The Big Candy lobby and others who want to outsource U.S. sugar production and U.S. sugar jobs have publicly decried U.S. sugar policy because of its cost to taxpayers.
Sugar critics base this talking point on a one-year anomaly. But is sugar policy really a drain on U.S. taxpayers?
Not according to the U.S. Department of Agriculture, the Congressional Budget Office, or the Food and Agricultural Policy Research Institute – all of which agree that sugar policy will cost $0 over the life of the current farm bill.
2014 Farm Bill Sugar Policy Cost Projection
Sugar policy operates at no cost because U.S. sugar producers do not receive subsidy checks. Instead, they receive operating loans that are repaid with interest. In fact, sugar policy’s performance since the 2002 Farm Bill has made it, by far, the least expensive component of farm policy.
It cost exactly $0 in 2003, 2004, 2005, 2006, 2007, 2008, 2009, 2010, 2011, 2012, and 2014.
So why all the confusion? Because there was a cost in 2013 after Mexico dumped record amounts of subsidized sugar onto the U.S. market. The dumping and subsidies injured U.S. producers and made it hard for them to repay loans with interest. As a result, Mexico’s actions ended up costing U.S. taxpayers $278 million.

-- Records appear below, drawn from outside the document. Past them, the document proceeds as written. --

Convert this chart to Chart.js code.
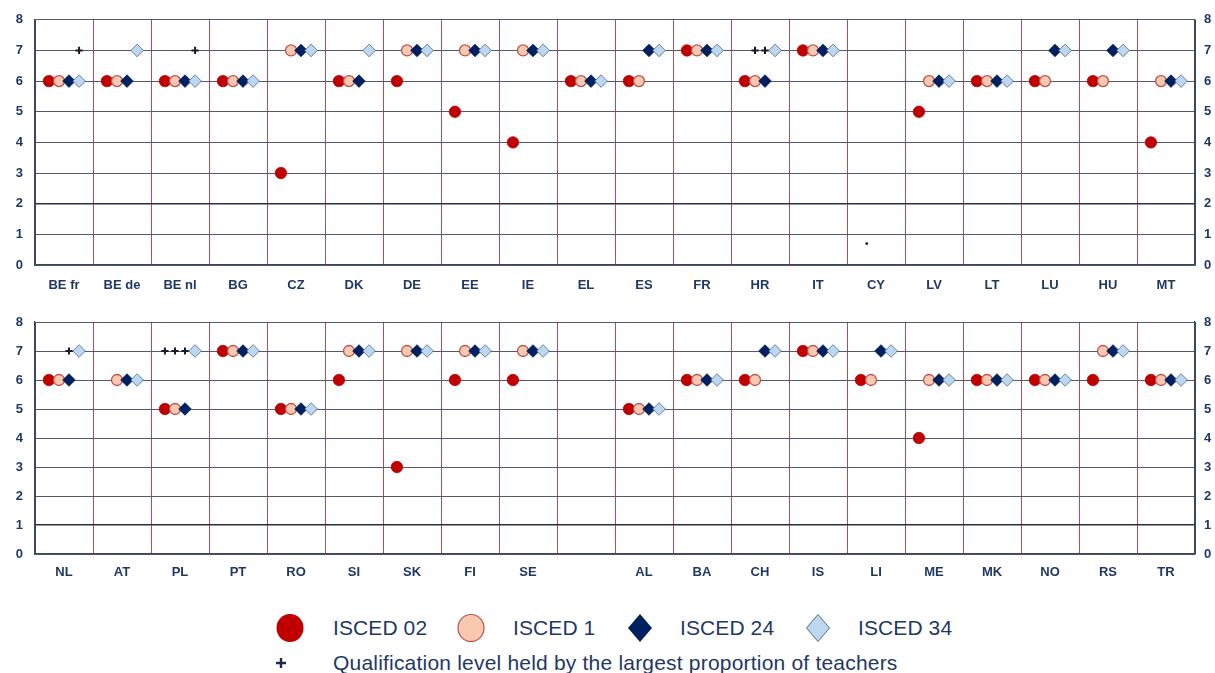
<!DOCTYPE html>
<html>
<head>
<meta charset="utf-8">
<script src="https://cdn.jsdelivr.net/npm/chart.js@4.4.1/dist/chart.umd.min.js"></script>
<style>
  html, body { margin: 0; padding: 0; background: #fff; }
  body { width: 1215px; height: 673px; position: relative; overflow: hidden; font-family: "Liberation Sans", Arial, sans-serif; }
  .panel { position: absolute; left: 0; width: 1215px; }
  #topWrap { top: 0; height: 300px; }
  #botWrap { top: 300px; height: 290px; }
  .lg { position: absolute; color: #1F3864; font-size: 21px; line-height: 21px; letter-spacing: 0.1px; white-space: nowrap; }
  svg.mk { position: absolute; overflow: visible; }
</style>
</head>
<body>
<div class="panel" id="topWrap"><canvas id="chartTop"></canvas></div>
<div class="panel" id="botWrap"><canvas id="chartBottom"></canvas></div>

<!-- legend -->
<svg class="mk" style="left:276px;top:614px" width="28" height="28"><ellipse cx="14" cy="14" rx="13.5" ry="14" fill="#C00000"/></svg>
<div class="lg" style="left:333px;top:617px">ISCED 02</div>
<svg class="mk" style="left:457px;top:614px" width="28" height="28"><ellipse cx="14" cy="14" rx="13" ry="13.5" fill="#F6C9B0" stroke="#C0504D" stroke-width="1.2"/></svg>
<div class="lg" style="left:513px;top:617px">ISCED 1</div>
<svg class="mk" style="left:628px;top:614px" width="24" height="28"><polygon points="12,0 24,14 12,28 0,14" fill="#002060"/></svg>
<div class="lg" style="left:680px;top:617px">ISCED 24</div>
<svg class="mk" style="left:806px;top:614px" width="24" height="28"><polygon points="12,0.5 23.5,14 12,27.5 0.5,14" fill="#BDD7EE" stroke="#2F4B7C" stroke-width="0.8"/></svg>
<div class="lg" style="left:858px;top:617px">ISCED 34</div>
<svg class="mk" style="left:276px;top:658px" width="10" height="10"><path d="M5 0 V10 M0 5 H10" stroke="#1F2A44" stroke-width="2.4"/></svg>
<div class="lg" style="left:333px;top:652px;letter-spacing:0.2px">Qualification level held by the largest proportion of teachers</div>

<script>
(function () {
  "use strict";

  // ---- data: top panel ----
  const topLabels = ["BE fr", "BE de", "BE nl", "BG", "CZ", "DK", "DE", "EE", "IE", "EL",
                     "ES", "FR", "HR", "IT", "CY", "LV", "LT", "LU", "HU", "MT"];
  const topIsced02 = [6, 6, 6, 6, 3, 6, 6, 5, 4, 6, 6, 7, 6, 7, null, 5, 6, 6, 6, 4];
  const topIsced1  = [6, 6, 6, 6, 7, 6, 7, 7, 7, 6, 6, 7, 6, 7, null, 6, 6, 6, 6, 6];
  const topIsced24 = [6, 6, 6, 6, 7, 6, 7, 7, 7, 6, 7, 7, 6, 7, null, 6, 6, 7, 7, 6];
  const topIsced34 = [6, 7, 6, 6, 7, 7, 7, 7, 7, 6, 7, 7, 7, 7, null, 6, 6, 7, 7, 6];
  // "+" marks: level held by the largest share of teachers, per ISCED level
  const topPlus02 = [null, null, null, null, null, null, null, null, null, null, null, null, null, null, null, null, null, null, null, null];
  const topPlus1  = [null, null, null, null, null, null, null, null, null, null, null, null, 7, null, null, null, null, null, null, null];
  const topPlus24 = [null, null, null, null, null, null, null, null, null, null, null, null, 7, null, null, null, null, null, null, null];
  const topPlus34 = [7, null, 7, null, null, null, null, null, null, null, null, null, null, null, null, null, null, null, null, null];
  const topDot    = [null, null, null, null, null, null, null, null, null, null, null, null, null, null, 0.7, null, null, null, null, null];

  // ---- data: bottom panel ----
  const botLabels = ["NL", "AT", "PL", "PT", "RO", "SI", "SK", "FI", "SE", "",
                     "AL", "BA", "CH", "IS", "LI", "ME", "MK", "NO", "RS", "TR"];
  const botIsced02 = [6, null, 5, 7, 5, 6, 3, 6, 6, null, 5, 6, 6, 7, 6, 4, 6, 6, 6, 6];
  const botIsced1  = [6, 6, 5, 7, 5, 7, 7, 7, 7, null, 5, 6, 6, 7, 6, 6, 6, 6, 7, 6];
  const botIsced24 = [6, 6, 5, 7, 5, 7, 7, 7, 7, null, 5, 6, 7, 7, 7, 6, 6, 6, 7, 6];
  const botIsced34 = [7, 6, 7, 7, 5, 7, 7, 7, 7, null, 5, 6, 7, 7, 7, 6, 6, 6, 7, 6];
  const botPlus02 = [null, null, 7, null, null, null, null, null, null, null, null, null, null, null, null, null, null, null, null, null];
  const botPlus1  = [null, null, 7, null, null, null, null, null, null, null, null, null, null, null, null, null, null, null, null, null];
  const botPlus24 = [7, null, 7, null, null, null, null, null, null, null, null, null, null, null, null, null, null, null, null, null];
  const botPlus34 = [null, null, null, null, null, null, null, null, null, null, null, null, null, null, null, null, null, null, null, null];

  const yTicks = [0, 1, 2, 3, 4, 5, 6, 7, 8];

  // ---- palette ----
  const C = {
    red: "#C00000", pink: "#F6C9B0", pinkEdge: "#C0504D",
    navy: "#002060", light: "#BDD7EE", lightEdge: "#4A6490",
    ink: "#1F3864", frame: "#3C4660", hline: "#55586A", hlineStrong: "#2A2F45",
    vline: "#A8505F", plus: "#1A1A2A",
  };

  Chart.defaults.font.family = "'Liberation Sans', Arial, sans-serif";

  // horizontal slot inside each category (in category units)
  const SLOT = [-0.26, -0.086, 0.086, 0.26];
  const DOT_SLOT = -0.16;

  function pts(values, off) {
    const out = [];
    values.forEach((v, i) => { if (v != null) out.push({ x: i + 0.5 + off, y: v }); });
    return out;
  }

  function tickFont() { return { size: 13, weight: "bold" }; }

  function build(id, labels, s02, s1, s24, s34, plus, dots, o) {
    const datasets = [
      { label: "ISCED 02", data: pts(s02, SLOT[0]), pointStyle: "circle", pointRadius: 5.7,
        backgroundColor: C.red, borderColor: "#B80000", borderWidth: 0.8, order: 6 },
      { label: "ISCED 1", data: pts(s1, SLOT[1]), pointStyle: "circle", pointRadius: 5.5,
        backgroundColor: C.pink, borderColor: C.pinkEdge, borderWidth: 1.3, order: 5 },
      { label: "ISCED 24", data: pts(s24, SLOT[2]), pointStyle: "rectRot", pointRadius: 6.3,
        backgroundColor: C.navy, borderColor: C.navy, borderWidth: 0.8, order: 4 },
      { label: "ISCED 34", data: pts(s34, SLOT[3]), pointStyle: "rectRot", pointRadius: 6.3,
        backgroundColor: C.light, borderColor: C.lightEdge, borderWidth: 0.8, order: 3 },
    ];
    plus.forEach((arr, k) => {
      datasets.push({ label: "plus" + k, data: pts(arr, SLOT[k]), pointStyle: "cross", pointRadius: 3.6,
        borderColor: C.plus, borderWidth: 2, order: 1 });
    });
    if (dots) {
      datasets.push({ label: "dot", data: pts(dots, DOT_SLOT), pointStyle: "circle", pointRadius: 1.4,
        backgroundColor: "#111", borderColor: "#111", borderWidth: 0, order: 1 });
    }

    const yAxis = (pos, pad, width) => ({
      type: "linear", position: pos, min: 0, max: 8,
      afterBuildTicks: (s) => { s.ticks = yTicks.map((v) => ({ value: v })); },
      ticks: { padding: pad, color: C.ink, font: tickFont() },
      grid: pos === "left"
        ? { drawTicks: false, lineWidth: (c) => (c.tick && c.tick.value === o.strong ? 1.6 : 1),
            color: (c) => (c.tick && c.tick.value === o.strong ? C.hlineStrong : C.hline) }
        : { display: false, drawTicks: false },
      border: { color: C.frame, width: 1.3 },
      afterFit: (s) => { s.width = width; },
    });

    new Chart(document.getElementById(id), {
      type: "scatter",
      data: { datasets },
      options: {
        responsive: true, maintainAspectRatio: false, animation: false, events: [],
        layout: { padding: { top: o.top, left: 0, right: 0, bottom: 0 } },
        plugins: { legend: { display: false }, tooltip: { enabled: false } },
        scales: {
          x: { type: "linear", min: 0, max: labels.length, display: false },
          xc: {
            type: "category", labels: labels, position: "bottom", offset: true,
            grid: { offset: true, drawTicks: false, lineWidth: 1,
                    color: (c) => (c.index === undefined || c.index === 0 ? C.frame : C.vline) },
            border: { color: C.frame, width: 1.3 },
            ticks: { padding: o.labelPad, color: C.ink, font: tickFont(), autoSkip: false, maxRotation: 0 },
            afterFit: (s) => { s.height = o.axisH; },
          },
          y: yAxis("left", 12, 35),
          y2: yAxis("right", 9, 20),
        },
      },
    });
  }

  build("chartTop", topLabels, topIsced02, topIsced1, topIsced24, topIsced34,
        [topPlus02, topPlus1, topPlus24, topPlus34], topDot,
        { top: 19, axisH: 35, labelPad: 13, strong: 2 });
  build("chartBottom", botLabels, botIsced02, botIsced1, botIsced24, botIsced34,
        [botPlus02, botPlus1, botPlus24, botPlus34], null,
        { top: 22, axisH: 36, labelPad: 11, strong: 1 });
})();
</script>
</body>
</html>
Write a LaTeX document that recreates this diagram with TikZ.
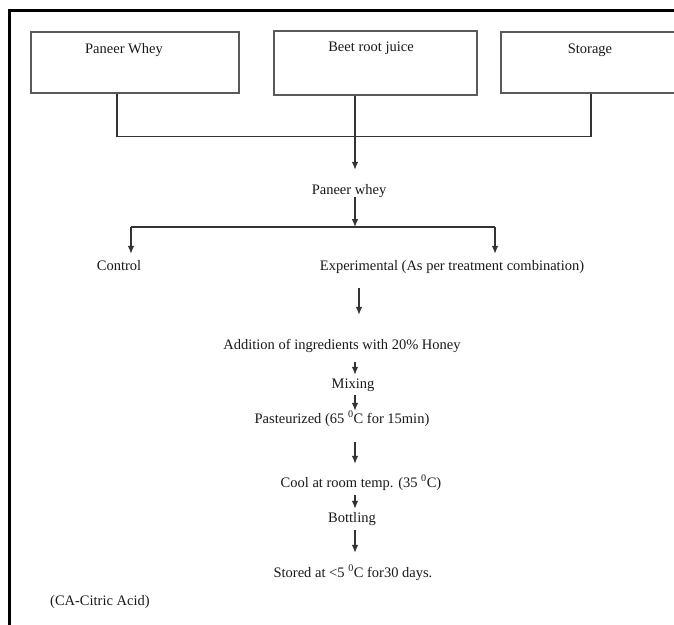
\documentclass[tikz,border=0pt]{standalone}
\usepackage{fontspec}
\setmainfont{Liberation Serif}
\usepackage{tikz}
\usetikzlibrary{arrows.meta,positioning}

\begin{document}
\begin{tikzpicture}[
  x=1pt, y=-1pt,
  every node/.style={font=\fontsize{14.5}{17}\selectfont, text=black!90, inner sep=0pt, text height=10pt, text depth=3pt},
  stage/.style={anchor=base},
  box/.style={rectangle, draw=black!65, line width=1.2pt},
  link/.style={draw=black!80, line width=1.1pt},
  arrow/.style={link, -{Latex[length=8pt, width=6.5pt]}}
]

\clip (0,0) rectangle (674,624);
\fill[white] (0,0) rectangle (674,624);

% outer frame
\draw[line width=2.5pt] (9.5,630) -- (9.5,10.5) -- (680,10.5);

\coordinate (col) at (355,0);

% source boxes
\node[box, minimum width=208pt, minimum height=61pt] (whey) at (135,62.5) {};
\node[box, minimum width=203pt, minimum height=64pt] (beet) at (375.5,63) {};
\node[box, minimum width=208pt, minimum height=61pt] (store) at (605,62.5) {};

\node[stage] (wheyt) at (124,53) {Paneer Whey};
\node[stage] (beett) at (371,51) {Beet root juice};
\node[stage] (storet) at (590,53) {Storage};

% process steps
\node[stage] (pwhey) at (349,194) {Paneer whey};
\node[stage] (ctrl) at (119,270) {Control};
\node[stage] (expt) at (452,270) {Experimental (As per treatment combination)};
\node[stage] (addn) at (342,349) {Addition of ingredients with 20\% Honey};
\node[stage] (mix) at (353,388) {Mixing};
\node[stage] (past) at (342,423) {Pasteurized (65 \textsuperscript{0}C for 15min)};
\node[stage] (cool) at (361,487) {Cool at room temp. (35 \textsuperscript{0}C)};
\node[stage] (bottl) at (352,522) {Bottling};
\node[stage] (stored) at (353,577) {Stored at <5 \textsuperscript{0}C for30 days.};
\node[anchor=base west] (note) at (50,605) {(CA-Citric Acid)};

% joining the boxes
\draw[link] ([xshift=-18pt]whey.south) -- ++(0,43) -| ([xshift=-14pt]store.south);
\draw[arrow, shorten >=14pt] (beet.south -| col) -- (pwhey.north -| col);

% split into control and experimental
\coordinate (split) at (355,227);
\coordinate (splitl) at (131,227);
\coordinate (splitr) at (495,227);
\draw[arrow] (pwhey.south -| col) -- (split);
\draw[link] (splitl) -- (splitr);
\draw[arrow, shorten >=6pt] (splitl) -- (splitl |- ctrl.north);
\draw[arrow, shorten >=6pt] (splitr) -- (splitr |- expt.north);

% main line
\draw[arrow, shorten <=15pt, shorten >=24pt] ([xshift=4pt]expt.south -| col) -- ([xshift=4pt]addn.north -| col);
\draw[arrow, shorten <=10pt, shorten >=3pt] (addn.south -| col) -- (mix.north -| col);
\draw[arrow, shorten <=4pt, shorten >=2pt] (mix.south -| col) -- (past.north -| col);
\draw[arrow, shorten <=16pt, shorten >=13pt] (past.south -| col) -- (cool.north -| col);
\draw[arrow, shorten <=5pt, shorten >=3pt] (cool.south -| col) -- (bottl.north -| col);
\draw[arrow, shorten <=5pt, shorten >=14pt] (bottl.south -| col) -- (stored.north -| col);

\end{tikzpicture}
\end{document}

The U.S. government stopped Mexico’s abuse of U.S. trade laws and returned sugar policy to its no-cost status. But the candy lobby is hoping to upend the U.S. government’s work, and it wants to help Mexico again violate U.S. law and incur U.S. taxpayer cost.
Seems like confectioners really don’t care about taxpayer cost; just about getting mountains of heavily subsidized sugar from abroad.
The bottom line: Big Candy is complaining for the sake of complaining. U.S. sugar policy is working as Congress intended, and the 2014 Farm Bill should not be re-opened during the Appropriations process to gut it.
Vote no on all anti-sugar amendments during the appropriations process.